'''

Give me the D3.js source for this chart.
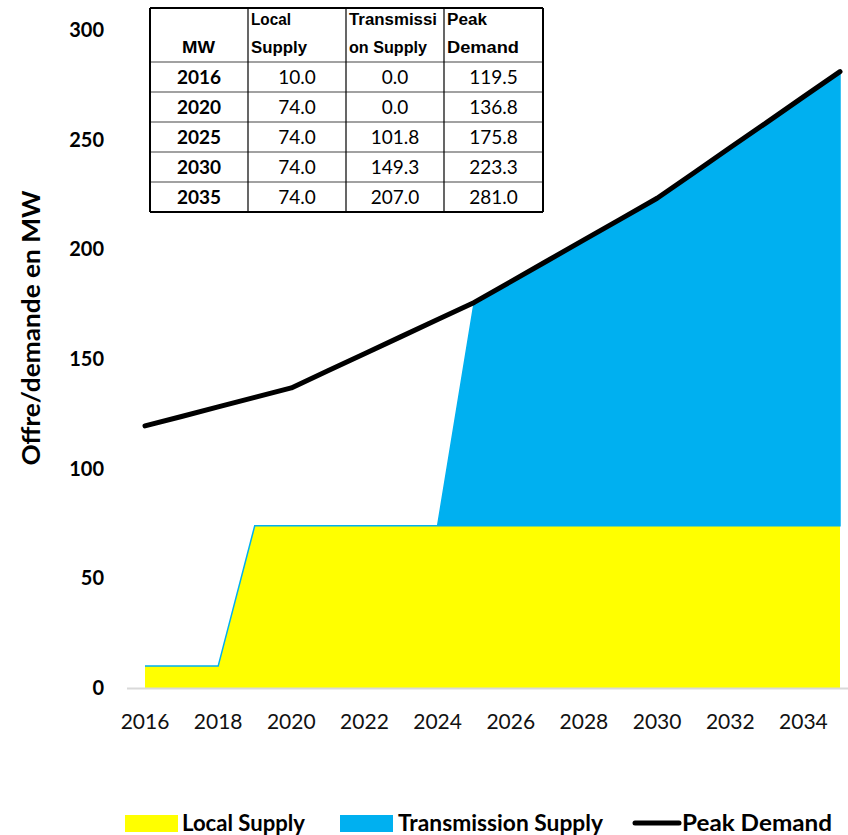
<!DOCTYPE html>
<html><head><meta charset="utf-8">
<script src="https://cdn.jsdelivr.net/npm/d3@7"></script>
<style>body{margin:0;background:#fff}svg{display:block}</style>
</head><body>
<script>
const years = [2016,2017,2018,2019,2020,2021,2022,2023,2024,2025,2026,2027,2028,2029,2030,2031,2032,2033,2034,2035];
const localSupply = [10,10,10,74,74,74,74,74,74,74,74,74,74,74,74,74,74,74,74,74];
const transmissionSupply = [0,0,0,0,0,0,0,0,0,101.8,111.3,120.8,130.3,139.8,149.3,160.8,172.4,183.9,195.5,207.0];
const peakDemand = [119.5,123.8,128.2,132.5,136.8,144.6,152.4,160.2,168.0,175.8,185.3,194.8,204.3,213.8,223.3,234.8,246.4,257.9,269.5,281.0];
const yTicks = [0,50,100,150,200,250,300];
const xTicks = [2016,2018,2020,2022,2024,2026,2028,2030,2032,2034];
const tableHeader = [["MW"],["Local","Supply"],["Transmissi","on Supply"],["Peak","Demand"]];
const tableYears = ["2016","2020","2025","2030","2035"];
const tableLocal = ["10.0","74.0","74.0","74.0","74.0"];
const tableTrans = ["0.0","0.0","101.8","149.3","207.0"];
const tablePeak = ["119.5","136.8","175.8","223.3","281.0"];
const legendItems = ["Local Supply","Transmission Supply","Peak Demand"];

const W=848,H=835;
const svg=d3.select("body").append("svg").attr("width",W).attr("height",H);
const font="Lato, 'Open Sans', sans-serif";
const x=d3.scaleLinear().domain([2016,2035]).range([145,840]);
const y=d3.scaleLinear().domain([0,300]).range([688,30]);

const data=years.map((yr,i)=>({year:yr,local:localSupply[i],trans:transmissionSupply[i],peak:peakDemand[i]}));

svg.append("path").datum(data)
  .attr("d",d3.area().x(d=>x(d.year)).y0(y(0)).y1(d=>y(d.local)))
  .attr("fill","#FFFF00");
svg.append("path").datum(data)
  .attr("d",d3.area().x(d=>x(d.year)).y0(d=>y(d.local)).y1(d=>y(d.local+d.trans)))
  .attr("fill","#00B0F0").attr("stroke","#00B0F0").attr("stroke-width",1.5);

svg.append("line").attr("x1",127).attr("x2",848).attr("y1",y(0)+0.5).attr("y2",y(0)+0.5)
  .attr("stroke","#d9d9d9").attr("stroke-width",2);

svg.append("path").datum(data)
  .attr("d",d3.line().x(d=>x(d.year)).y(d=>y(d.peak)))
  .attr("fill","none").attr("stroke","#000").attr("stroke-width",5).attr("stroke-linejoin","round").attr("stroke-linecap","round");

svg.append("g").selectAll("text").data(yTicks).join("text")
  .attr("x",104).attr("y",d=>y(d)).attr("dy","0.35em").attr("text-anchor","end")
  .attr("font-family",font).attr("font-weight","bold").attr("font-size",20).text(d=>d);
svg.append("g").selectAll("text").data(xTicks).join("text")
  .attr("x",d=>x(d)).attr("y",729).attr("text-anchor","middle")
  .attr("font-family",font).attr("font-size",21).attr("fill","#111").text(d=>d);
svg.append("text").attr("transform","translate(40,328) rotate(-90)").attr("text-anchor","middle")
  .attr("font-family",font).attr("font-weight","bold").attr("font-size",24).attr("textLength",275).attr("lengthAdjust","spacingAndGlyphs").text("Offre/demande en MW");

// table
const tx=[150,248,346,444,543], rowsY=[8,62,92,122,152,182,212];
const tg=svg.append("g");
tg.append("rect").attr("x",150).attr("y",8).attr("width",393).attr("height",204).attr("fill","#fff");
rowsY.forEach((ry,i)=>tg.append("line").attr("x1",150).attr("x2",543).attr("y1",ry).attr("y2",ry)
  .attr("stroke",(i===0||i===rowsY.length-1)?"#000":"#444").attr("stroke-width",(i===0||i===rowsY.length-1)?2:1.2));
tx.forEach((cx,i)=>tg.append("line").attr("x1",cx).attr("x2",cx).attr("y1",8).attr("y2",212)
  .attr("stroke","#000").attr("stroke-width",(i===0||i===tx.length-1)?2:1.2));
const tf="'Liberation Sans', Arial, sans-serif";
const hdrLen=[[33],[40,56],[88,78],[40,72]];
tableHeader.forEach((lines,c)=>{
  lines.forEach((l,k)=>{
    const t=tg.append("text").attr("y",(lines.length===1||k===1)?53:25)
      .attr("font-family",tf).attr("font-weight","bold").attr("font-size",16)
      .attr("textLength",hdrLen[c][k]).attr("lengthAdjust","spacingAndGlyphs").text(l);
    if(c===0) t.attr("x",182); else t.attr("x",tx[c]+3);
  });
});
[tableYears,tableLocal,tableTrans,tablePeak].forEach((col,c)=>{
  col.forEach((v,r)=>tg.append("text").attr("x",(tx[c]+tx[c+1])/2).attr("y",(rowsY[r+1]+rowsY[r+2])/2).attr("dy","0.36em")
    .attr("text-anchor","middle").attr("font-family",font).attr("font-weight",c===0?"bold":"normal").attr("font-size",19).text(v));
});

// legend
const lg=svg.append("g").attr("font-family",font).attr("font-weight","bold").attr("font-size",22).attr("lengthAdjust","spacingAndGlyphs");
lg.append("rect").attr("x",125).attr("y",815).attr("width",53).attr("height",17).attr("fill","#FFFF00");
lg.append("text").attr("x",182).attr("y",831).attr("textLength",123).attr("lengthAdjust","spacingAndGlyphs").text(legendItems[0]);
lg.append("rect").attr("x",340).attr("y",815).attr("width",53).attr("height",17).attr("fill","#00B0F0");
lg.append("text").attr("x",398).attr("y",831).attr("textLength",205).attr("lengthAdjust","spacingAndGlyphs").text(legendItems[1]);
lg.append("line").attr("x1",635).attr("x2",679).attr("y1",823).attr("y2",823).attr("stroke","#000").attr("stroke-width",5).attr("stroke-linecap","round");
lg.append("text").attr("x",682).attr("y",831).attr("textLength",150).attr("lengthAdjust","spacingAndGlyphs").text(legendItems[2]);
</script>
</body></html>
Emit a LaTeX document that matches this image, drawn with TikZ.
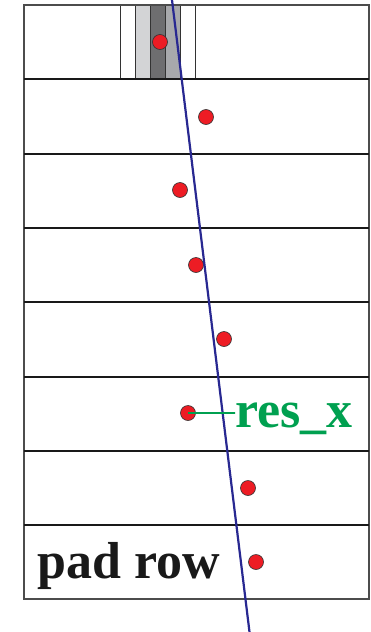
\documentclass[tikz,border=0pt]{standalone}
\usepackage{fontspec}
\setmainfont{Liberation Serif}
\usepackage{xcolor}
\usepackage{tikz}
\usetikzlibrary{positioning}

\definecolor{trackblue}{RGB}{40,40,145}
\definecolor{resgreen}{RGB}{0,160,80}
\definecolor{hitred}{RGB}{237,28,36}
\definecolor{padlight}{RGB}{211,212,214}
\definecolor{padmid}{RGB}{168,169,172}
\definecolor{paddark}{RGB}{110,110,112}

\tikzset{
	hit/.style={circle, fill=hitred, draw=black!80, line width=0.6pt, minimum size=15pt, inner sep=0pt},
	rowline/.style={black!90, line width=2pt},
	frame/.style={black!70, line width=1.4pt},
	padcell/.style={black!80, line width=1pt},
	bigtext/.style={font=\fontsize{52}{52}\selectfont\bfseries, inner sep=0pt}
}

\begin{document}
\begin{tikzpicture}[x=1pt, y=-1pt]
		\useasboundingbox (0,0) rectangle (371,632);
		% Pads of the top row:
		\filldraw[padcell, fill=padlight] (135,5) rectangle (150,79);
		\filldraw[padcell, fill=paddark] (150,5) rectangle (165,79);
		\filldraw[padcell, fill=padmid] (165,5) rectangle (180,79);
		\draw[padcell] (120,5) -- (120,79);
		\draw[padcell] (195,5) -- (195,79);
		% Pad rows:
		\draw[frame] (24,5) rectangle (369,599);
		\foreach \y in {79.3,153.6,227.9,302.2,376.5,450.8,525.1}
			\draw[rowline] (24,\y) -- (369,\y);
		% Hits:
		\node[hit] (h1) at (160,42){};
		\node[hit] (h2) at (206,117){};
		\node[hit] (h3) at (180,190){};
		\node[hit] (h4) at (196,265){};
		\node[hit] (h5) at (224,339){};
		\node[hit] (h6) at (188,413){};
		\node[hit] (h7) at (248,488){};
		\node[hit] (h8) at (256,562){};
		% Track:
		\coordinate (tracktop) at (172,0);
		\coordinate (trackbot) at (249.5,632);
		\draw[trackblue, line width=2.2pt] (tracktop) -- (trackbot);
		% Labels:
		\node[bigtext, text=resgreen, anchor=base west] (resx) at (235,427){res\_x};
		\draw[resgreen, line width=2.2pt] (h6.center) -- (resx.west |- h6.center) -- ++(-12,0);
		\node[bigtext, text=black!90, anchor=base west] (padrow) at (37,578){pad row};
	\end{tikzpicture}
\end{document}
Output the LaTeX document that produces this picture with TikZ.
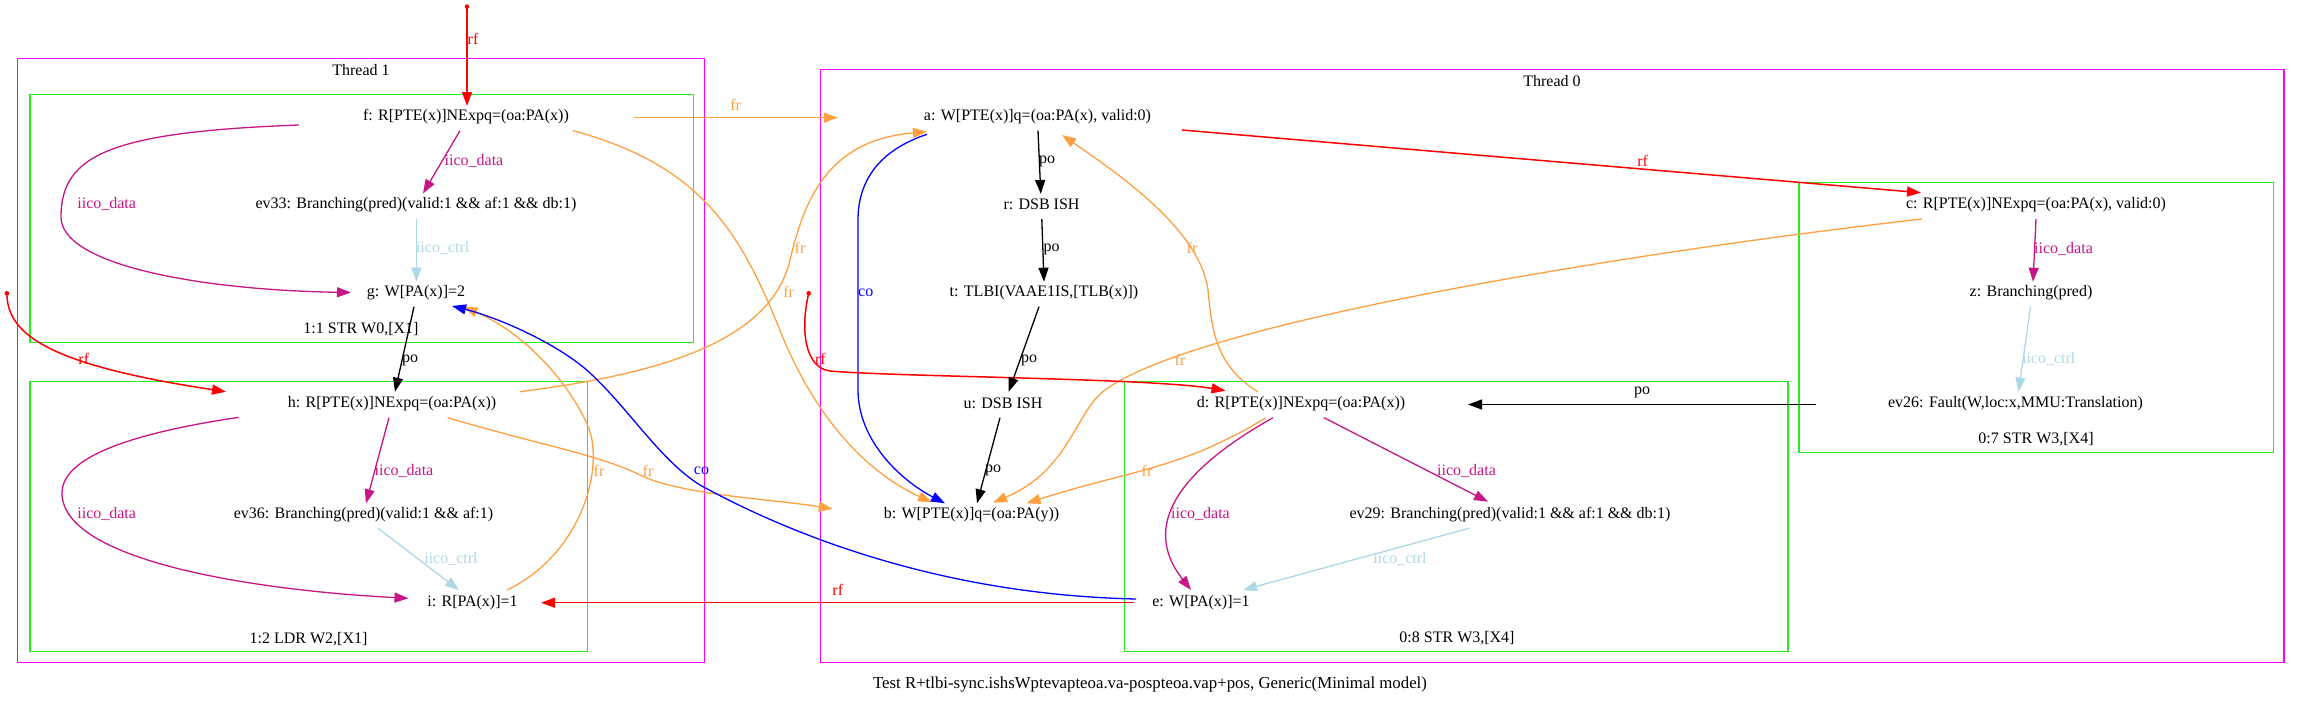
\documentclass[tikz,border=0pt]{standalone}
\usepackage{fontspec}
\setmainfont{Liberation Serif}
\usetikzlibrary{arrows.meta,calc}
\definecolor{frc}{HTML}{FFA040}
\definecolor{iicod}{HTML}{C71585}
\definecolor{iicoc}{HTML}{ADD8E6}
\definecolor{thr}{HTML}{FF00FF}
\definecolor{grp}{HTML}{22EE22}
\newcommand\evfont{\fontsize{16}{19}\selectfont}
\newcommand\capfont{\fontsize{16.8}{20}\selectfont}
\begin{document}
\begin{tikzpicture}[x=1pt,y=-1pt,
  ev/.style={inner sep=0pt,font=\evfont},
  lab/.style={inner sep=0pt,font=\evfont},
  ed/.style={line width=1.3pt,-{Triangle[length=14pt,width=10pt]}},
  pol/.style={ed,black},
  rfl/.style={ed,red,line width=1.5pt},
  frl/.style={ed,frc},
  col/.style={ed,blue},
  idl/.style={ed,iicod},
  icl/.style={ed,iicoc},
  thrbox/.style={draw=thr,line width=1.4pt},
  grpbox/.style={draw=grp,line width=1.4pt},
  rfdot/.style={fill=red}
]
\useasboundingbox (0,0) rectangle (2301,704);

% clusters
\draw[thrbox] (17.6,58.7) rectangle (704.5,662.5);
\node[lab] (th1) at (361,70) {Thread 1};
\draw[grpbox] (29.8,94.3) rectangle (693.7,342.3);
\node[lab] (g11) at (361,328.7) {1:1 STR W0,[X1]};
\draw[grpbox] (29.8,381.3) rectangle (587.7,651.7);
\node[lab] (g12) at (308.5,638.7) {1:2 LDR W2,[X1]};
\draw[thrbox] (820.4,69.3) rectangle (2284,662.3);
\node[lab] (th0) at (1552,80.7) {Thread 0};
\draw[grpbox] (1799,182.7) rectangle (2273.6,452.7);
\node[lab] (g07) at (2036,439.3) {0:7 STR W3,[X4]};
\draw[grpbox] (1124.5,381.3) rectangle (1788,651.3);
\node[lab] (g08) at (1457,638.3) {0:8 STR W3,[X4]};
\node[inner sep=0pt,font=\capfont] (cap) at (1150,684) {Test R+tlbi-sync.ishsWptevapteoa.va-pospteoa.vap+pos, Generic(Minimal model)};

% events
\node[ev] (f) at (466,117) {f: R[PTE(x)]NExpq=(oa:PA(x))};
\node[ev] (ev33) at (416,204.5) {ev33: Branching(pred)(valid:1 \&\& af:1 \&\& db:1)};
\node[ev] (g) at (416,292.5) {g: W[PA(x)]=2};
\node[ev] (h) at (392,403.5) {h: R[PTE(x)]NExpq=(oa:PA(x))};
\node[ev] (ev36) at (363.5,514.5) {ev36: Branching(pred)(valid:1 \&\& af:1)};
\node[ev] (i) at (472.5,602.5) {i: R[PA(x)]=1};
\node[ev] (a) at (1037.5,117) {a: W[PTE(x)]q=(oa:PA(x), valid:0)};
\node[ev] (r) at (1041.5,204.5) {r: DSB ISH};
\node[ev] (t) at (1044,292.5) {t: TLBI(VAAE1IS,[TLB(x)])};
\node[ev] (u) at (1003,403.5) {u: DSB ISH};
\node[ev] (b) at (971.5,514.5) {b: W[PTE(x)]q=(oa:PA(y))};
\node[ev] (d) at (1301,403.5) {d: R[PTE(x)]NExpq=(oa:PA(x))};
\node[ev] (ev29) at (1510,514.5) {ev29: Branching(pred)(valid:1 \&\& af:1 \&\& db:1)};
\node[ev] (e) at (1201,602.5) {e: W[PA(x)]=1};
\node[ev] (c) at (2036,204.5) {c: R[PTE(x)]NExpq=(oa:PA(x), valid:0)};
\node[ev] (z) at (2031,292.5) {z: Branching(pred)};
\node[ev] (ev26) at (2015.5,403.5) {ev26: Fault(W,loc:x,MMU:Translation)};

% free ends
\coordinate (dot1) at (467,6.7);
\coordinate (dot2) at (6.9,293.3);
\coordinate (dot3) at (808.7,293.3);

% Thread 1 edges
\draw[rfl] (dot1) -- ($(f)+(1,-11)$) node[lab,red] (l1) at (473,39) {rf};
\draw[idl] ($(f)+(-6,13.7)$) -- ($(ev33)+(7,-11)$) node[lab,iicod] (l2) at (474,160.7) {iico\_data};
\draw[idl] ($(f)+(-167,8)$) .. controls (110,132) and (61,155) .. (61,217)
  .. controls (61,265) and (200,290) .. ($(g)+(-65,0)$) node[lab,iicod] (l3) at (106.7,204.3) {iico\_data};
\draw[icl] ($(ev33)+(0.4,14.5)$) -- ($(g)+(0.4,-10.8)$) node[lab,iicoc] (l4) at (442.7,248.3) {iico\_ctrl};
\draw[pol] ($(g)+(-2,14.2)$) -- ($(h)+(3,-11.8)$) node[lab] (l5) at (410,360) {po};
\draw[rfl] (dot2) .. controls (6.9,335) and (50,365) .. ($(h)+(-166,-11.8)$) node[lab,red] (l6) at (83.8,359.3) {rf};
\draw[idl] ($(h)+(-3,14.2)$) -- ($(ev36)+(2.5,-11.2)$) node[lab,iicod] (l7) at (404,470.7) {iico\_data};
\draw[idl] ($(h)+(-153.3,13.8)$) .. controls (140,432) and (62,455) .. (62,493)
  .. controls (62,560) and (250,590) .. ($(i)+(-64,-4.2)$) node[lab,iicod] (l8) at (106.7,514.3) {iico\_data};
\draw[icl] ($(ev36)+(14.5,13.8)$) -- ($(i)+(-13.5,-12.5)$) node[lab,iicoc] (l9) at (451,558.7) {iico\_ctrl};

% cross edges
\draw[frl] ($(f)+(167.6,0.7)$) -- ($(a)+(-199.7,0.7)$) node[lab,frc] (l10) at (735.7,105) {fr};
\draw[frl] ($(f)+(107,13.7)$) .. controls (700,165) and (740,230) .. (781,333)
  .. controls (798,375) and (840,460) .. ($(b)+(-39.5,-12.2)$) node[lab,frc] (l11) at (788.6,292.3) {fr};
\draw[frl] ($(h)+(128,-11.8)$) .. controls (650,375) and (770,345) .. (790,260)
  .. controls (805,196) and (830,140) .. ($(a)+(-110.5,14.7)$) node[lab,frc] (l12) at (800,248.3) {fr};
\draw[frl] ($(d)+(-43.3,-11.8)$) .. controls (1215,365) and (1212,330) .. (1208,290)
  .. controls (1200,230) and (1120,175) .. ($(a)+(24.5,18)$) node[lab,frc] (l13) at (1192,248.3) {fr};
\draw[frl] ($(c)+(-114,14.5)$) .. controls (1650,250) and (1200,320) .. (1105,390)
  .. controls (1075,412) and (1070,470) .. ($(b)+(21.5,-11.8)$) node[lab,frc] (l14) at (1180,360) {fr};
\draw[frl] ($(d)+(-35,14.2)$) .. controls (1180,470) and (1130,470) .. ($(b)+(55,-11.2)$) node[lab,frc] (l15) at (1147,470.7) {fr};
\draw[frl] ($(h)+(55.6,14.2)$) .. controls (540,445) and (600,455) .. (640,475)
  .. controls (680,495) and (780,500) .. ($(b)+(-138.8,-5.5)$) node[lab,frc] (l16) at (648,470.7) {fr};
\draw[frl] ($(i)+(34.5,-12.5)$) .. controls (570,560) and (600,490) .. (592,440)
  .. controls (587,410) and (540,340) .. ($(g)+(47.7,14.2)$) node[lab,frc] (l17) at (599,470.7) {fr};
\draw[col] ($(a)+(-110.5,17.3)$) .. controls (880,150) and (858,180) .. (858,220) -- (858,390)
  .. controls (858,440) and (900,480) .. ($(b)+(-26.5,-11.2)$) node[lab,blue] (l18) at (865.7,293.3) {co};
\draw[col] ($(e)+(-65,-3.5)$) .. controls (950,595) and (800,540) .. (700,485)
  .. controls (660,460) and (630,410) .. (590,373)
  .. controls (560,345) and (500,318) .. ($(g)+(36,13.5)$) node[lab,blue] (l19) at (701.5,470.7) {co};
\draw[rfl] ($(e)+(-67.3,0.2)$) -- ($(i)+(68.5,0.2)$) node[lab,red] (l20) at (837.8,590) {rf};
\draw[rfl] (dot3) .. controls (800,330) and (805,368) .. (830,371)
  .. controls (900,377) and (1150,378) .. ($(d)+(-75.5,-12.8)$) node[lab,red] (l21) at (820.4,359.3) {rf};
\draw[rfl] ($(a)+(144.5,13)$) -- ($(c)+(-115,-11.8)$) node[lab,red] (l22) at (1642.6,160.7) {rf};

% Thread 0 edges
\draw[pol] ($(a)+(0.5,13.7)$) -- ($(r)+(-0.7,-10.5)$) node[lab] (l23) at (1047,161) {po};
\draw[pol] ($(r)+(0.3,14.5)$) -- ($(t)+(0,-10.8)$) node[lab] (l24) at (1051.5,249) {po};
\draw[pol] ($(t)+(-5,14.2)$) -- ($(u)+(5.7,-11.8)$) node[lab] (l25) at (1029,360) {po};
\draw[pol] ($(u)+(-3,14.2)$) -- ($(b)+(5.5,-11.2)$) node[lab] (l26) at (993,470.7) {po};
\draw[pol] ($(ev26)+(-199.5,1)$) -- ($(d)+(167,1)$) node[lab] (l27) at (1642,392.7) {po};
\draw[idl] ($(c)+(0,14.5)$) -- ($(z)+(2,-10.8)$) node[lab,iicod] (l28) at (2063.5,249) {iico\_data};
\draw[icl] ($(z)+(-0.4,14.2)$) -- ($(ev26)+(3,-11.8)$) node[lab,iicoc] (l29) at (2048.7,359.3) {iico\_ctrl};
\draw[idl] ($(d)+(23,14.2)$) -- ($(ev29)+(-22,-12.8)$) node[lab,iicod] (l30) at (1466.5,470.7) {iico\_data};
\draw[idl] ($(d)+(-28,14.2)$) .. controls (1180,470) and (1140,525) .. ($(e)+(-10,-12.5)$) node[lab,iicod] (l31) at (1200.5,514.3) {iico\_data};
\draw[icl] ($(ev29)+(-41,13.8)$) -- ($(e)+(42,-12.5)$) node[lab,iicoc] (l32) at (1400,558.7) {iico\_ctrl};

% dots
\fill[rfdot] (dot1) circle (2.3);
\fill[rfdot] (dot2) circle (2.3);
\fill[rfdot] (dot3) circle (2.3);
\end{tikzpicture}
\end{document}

'''

- **Directions**
Identify all lines where the word "this" shows up. Copy them.

- **Complete answer**
Give me the D3.js source for this chart.
Emit a LaTeX document that matches this image, drawn with TikZ.
Output the LaTeX document that produces this picture with TikZ.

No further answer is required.